Video - Max Keiser & Stacy Herbert - Hasta La Vista WaMu
Washington Mutual lost more than 100,000 mortgage files and all the associated personal information of the borrowers - names, addresses, DOBs, SS#s, bank accounts, etc. - during a warehouse move to Juarez, Mexico.
Time Magazine is the source, but the story is currently only available in the print and iPad editions for December. However, I was able to track down a Houston Chronicle mention from 2008:
But we've learned where the files are being sent may not be the biggest concern.
"On the day the facility was shut down and empty, could Washington Mutual account for every single loan file that was sent to Mexico?" Arnold asked.

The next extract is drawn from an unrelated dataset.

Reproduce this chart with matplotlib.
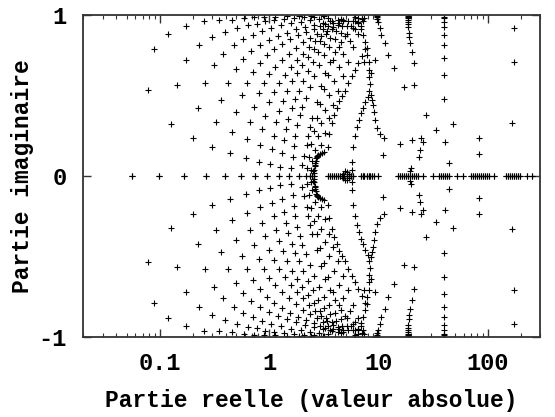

"No," our source answered.
Our sources say Washington Mutual lost track of more than 100,000 loan files. Files our sources said were still missing the day the Houston warehouse was shut down.

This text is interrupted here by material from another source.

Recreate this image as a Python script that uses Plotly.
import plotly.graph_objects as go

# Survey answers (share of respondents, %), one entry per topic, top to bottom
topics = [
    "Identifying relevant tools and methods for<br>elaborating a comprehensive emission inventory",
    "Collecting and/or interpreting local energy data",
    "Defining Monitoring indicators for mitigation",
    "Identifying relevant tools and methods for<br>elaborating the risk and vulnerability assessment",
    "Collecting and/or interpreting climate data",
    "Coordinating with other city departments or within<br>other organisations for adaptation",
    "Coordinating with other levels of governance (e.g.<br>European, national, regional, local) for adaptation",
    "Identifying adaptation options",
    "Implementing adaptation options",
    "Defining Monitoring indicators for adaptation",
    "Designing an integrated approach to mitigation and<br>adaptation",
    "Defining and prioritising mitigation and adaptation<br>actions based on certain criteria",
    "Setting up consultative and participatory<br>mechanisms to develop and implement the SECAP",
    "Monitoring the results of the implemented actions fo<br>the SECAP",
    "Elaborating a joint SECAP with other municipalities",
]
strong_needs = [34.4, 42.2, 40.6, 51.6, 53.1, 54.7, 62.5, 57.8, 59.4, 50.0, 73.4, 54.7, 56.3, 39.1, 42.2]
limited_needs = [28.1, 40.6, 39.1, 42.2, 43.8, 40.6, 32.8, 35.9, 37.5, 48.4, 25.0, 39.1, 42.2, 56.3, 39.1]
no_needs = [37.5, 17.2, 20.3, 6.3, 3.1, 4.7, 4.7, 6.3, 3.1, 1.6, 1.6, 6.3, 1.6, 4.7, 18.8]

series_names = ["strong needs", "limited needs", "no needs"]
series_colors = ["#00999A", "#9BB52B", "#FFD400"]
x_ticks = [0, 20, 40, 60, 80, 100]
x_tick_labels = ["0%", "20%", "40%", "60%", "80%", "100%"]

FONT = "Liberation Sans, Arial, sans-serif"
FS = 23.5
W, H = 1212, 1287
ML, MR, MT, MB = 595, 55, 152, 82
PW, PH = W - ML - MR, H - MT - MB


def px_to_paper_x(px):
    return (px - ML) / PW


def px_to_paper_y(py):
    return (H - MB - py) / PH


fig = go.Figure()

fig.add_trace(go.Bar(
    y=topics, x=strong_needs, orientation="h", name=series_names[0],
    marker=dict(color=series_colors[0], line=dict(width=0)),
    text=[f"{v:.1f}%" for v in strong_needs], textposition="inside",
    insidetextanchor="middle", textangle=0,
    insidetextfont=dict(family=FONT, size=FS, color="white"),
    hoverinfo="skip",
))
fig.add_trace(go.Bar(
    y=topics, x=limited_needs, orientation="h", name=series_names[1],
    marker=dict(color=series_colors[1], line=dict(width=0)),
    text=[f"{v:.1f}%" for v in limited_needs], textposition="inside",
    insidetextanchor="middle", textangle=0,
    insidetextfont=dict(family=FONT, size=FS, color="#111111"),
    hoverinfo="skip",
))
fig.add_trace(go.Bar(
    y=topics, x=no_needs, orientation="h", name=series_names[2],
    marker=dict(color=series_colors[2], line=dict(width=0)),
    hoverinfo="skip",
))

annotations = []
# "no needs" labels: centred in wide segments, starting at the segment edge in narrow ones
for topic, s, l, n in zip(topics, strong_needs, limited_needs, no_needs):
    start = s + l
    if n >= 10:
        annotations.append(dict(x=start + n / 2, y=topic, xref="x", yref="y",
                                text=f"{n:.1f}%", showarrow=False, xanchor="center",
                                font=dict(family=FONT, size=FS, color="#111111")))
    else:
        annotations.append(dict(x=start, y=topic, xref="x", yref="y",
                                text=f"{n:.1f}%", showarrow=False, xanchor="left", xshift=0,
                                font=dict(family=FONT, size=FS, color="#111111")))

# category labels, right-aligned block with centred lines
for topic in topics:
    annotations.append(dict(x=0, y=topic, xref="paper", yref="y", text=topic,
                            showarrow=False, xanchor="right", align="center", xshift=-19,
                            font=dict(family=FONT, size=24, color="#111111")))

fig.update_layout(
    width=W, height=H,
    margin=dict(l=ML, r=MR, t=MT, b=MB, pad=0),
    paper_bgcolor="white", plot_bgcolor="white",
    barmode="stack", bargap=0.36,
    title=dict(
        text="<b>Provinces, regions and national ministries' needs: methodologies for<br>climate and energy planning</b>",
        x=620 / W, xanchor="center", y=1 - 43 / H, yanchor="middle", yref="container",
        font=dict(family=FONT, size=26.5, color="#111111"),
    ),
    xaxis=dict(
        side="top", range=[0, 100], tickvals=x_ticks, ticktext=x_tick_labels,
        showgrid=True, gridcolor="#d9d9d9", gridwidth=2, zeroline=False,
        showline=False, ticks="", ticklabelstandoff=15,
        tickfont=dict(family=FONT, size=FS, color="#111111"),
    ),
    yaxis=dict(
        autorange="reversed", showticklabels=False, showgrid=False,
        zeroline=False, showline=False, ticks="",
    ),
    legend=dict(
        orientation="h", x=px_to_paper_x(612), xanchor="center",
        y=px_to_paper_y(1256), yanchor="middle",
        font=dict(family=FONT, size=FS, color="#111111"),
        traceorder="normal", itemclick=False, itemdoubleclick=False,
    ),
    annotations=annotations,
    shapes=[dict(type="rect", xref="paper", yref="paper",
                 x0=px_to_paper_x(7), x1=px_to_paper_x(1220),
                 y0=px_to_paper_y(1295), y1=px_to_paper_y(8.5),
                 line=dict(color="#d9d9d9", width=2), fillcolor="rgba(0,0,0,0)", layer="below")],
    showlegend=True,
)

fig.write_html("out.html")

Poe has concerns about the whole process.
"Somebody else has access to that besides the people that ought to be looking at it," Poe said. "That's very disturbing."
Washington Mutual would not answer Local 2's question as to whether it tracked down all the files. Instead we received this written statement:
"For many years WaMu has worked with vendors based in the U.S. who perform some services in other countries. We don't publicly discuss details of our confidential vendor relationships. The protection of customer information is a top priority for WaMu and our dedicated internal Quality Control organization implements ongoing evaluations of our vendor relationships to ensure that controls are being implemented, both in the transportation of customer information and the management of the information," wrote Missy Latham, Washington Mutual vice president and manager, Southwest Bureau National Public Relations.

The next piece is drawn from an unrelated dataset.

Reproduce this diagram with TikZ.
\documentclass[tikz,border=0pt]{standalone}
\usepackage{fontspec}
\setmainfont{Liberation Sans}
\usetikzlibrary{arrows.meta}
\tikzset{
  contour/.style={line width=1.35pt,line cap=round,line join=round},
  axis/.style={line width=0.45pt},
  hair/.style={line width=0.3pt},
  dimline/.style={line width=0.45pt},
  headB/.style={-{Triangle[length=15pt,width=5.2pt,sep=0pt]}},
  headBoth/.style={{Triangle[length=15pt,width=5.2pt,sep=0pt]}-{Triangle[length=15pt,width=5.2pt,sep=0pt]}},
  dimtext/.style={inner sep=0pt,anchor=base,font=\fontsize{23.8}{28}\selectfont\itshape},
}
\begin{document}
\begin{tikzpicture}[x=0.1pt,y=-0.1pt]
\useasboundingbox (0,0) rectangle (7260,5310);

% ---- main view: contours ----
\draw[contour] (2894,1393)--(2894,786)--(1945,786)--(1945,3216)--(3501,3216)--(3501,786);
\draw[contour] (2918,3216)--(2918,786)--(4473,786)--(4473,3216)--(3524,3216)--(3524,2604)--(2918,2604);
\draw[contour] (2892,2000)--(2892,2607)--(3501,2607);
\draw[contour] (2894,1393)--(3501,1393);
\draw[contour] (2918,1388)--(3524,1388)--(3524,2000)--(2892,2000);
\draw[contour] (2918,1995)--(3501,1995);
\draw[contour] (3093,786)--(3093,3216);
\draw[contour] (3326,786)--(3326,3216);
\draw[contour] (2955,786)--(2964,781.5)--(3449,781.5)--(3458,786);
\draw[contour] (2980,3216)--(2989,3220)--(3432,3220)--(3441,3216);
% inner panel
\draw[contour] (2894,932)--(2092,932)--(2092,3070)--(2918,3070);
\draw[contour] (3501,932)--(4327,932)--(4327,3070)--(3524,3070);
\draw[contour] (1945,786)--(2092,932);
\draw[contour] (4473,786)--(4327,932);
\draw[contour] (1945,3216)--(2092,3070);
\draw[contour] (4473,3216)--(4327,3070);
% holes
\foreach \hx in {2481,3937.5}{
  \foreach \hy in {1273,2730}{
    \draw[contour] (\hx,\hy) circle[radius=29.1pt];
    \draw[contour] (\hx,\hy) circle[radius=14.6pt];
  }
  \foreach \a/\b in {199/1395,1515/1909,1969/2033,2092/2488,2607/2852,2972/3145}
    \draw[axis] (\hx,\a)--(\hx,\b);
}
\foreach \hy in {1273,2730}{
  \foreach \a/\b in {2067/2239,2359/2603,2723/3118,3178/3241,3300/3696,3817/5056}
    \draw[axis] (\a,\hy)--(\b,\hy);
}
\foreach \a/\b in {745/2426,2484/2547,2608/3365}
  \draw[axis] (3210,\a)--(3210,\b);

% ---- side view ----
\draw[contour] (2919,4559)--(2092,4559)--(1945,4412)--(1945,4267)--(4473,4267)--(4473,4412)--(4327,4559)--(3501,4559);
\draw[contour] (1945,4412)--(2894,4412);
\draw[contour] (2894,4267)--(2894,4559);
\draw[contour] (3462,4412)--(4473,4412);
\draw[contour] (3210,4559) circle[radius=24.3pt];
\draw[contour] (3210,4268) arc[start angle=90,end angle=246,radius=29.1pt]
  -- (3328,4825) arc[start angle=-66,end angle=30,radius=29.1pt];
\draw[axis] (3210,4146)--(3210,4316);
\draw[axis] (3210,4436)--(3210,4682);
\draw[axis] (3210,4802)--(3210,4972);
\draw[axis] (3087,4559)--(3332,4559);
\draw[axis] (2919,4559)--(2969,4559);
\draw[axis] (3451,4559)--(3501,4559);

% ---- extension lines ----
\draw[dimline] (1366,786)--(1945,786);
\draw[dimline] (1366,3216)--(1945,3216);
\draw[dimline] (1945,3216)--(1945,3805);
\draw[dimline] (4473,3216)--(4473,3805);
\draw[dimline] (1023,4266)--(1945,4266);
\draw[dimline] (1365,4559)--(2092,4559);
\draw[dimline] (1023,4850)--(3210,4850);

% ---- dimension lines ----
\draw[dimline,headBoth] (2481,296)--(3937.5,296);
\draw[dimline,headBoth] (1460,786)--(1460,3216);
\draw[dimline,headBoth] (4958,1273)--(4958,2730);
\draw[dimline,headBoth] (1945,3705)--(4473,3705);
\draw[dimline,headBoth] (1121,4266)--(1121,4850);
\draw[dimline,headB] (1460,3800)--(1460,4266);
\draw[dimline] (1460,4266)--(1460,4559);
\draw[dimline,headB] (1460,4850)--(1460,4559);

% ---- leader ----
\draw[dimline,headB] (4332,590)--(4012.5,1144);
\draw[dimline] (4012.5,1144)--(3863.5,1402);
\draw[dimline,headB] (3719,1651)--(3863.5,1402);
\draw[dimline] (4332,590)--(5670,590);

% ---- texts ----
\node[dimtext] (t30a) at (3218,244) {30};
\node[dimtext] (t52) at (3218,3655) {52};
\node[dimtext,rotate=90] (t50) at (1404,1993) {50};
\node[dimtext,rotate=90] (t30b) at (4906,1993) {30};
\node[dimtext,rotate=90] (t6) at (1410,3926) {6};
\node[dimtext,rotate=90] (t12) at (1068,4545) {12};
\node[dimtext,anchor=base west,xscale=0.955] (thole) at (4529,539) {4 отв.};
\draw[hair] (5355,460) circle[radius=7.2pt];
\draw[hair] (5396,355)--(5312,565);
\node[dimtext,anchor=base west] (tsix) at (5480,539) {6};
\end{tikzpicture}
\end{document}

TIME reporter locates mortgage documents in 4 HOURS that Bank Of America called 'lost and unrecoverable.'
Foreclosure Foul-up: Tracking Down Those 'Lost' Mortgages - Time
Just how bad is the problem? TIME dug into the mortgage of one troubled borrower. What we found suggests that many promissory notes are not lost. In an effort to rush homeowners to foreclosure, and hide damaging information, bankers' have needlessly created a huge legal mess that once again questions the financial industry's credibility and ethics. "They [banks] don't comply with the law when they're taking people's homes," says Michael Olenick, who owns Legalprise, a legal research firm.
Douglas' mortgage broker got him a loan from subprime lender Fremont General, which before it went bankrupt in 2008, was based in Brea, California. In mid-2005, Fremont sold the loan to New York-based Goldman Sachs, which packaged it up with other loans and sold it off to investors. In June, Iris Owens, an official in the servicing arm of Bank of Amerca, signed an affidavit attesting that after a "diligent search," Douglas' original note could not be recovered.
But even without the bank's internal record it took me about four hours to find Douglas' loan.
Where is it? About five miles east of downtown Minneapolis, in a warehouse owned by Wells Fargo. A simple search of public documents on the Securities and Exchange Commissions website was able to produce the address and telephone number of the building it was in. Bank of America now concedes it made a mistake. Instead of calling Wells Fargo, an associate in Bank of America's mortgage-servicing division requested Douglas' note from Deutsche Bank, which runs the mortgage trust Douglas' loan is in, but is not the document custodian. Wells, as the SEC documents say, has that job. What's less clear is why Deutsche didn't tell the associate to call Wells or why someone at Bank of America didn't look up the same SEC filing I did. Instead, Owens, based on the information from her associate and doing no checking of her own, signed the lost-note affidavit. Douglas' loan had officially disappeared.